Here's an idea that would make for an interesting roleplaying scenario: Your party has discovered the next Witch of the West wandering around the Winkie Country. But she (or he!) is new to the power and hasn't decided if they are a Good Witch or a Wicked Witch. So the things your characters do and teach her will influence which side she eventually settles on. If a player wants to have a Sorcerer character and is interested in a roleplaying challenge, this could be a fun role for them.

And what about the North and South? We've met both the Good Witch and the (deposed) Wicked Witch of the North, so death or destruction is not necessary to pass on the Mantle of a Cardinal Witch. What circumstances are required to cause the power to move from one person to another? Can it be triggered deliberately? Or does the Mantle itself make the decision for reasons only it knows?

What if Glinda stopped being the Witch of the South? Would she still be able to use magic? Would she still be allowed to rule the Quadlngs? Why did she lose the Mantle? Who is her successor?
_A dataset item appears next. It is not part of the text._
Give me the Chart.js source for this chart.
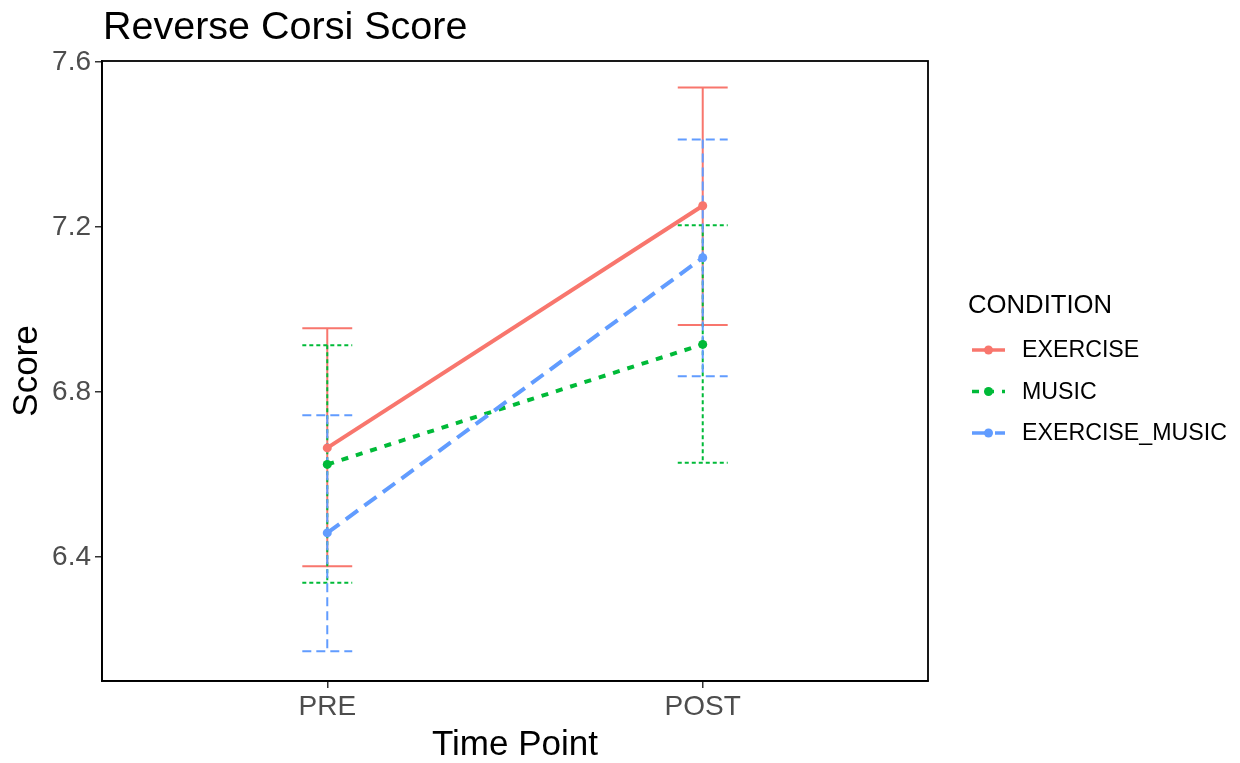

All of these questions can fuel several stories, whether you choose to write them down or play them out.

Sunday, August 19, 2012

Ever since Tim Brannon was kind enough to post his review of Adventures in Oz: Fantasy Roleplaying Beyond the Yellow Brick Road, I've wanted to repay the favor by blogging about one of his favorite subjects: Witches. It's actually a subject that I haven't touched on very much and every time I stared at this screen trying to write that blog, I've been confronted with all the reasons that I haven't gone into depth of the witches of Oz.

1 ) Book vs. Movie. One of the most famous of the Oz witches is, of course, the Wicked Witch of the West. This is due to the very memorable performance of Margaret Hamilton in the classic MGM film. But the book version of the WWW is a different character with a smaller role in the story. I could go into depth, but that's one of the blogs I've been trying to avoid writing. Because if you've read the book, you know all of that already. If you haven't read the book, it tends to come off as movie trivia ("Look at all the things you don't really know about the Wicked Witch of the West!").

2) Cardinal Witch Theory. This is the idea that there must always be a Witch of the North, South, East and West. People tend to like this idea because it lets them put the Wicked Witch of the West back into play. But it's not supported by the rest of the series. Once the Wicked Witch of the West is defeated, the Tin Woodman takes over ruling her territory and does so for the rest of the series. There is also no successor to the Wicked Witch of the East. But of course, since all we see of her is a pair of feet under a house, we don't care about her as much.

3) There's more to Oz than the Yellow Brick Road. Look at the top of your screen. That's what this blog is called. Because one of the things that I wanted to do from the beginning was to reinforce and encourage the idea that Wizard is only one story of Oz. Not only are there several other Oz stories out there (that are a fantastic joy to read), but AiO is about creating Oz stories of your own. So my objective is to give you a broad range of ideas, rather than stick you with one story, one format, one style.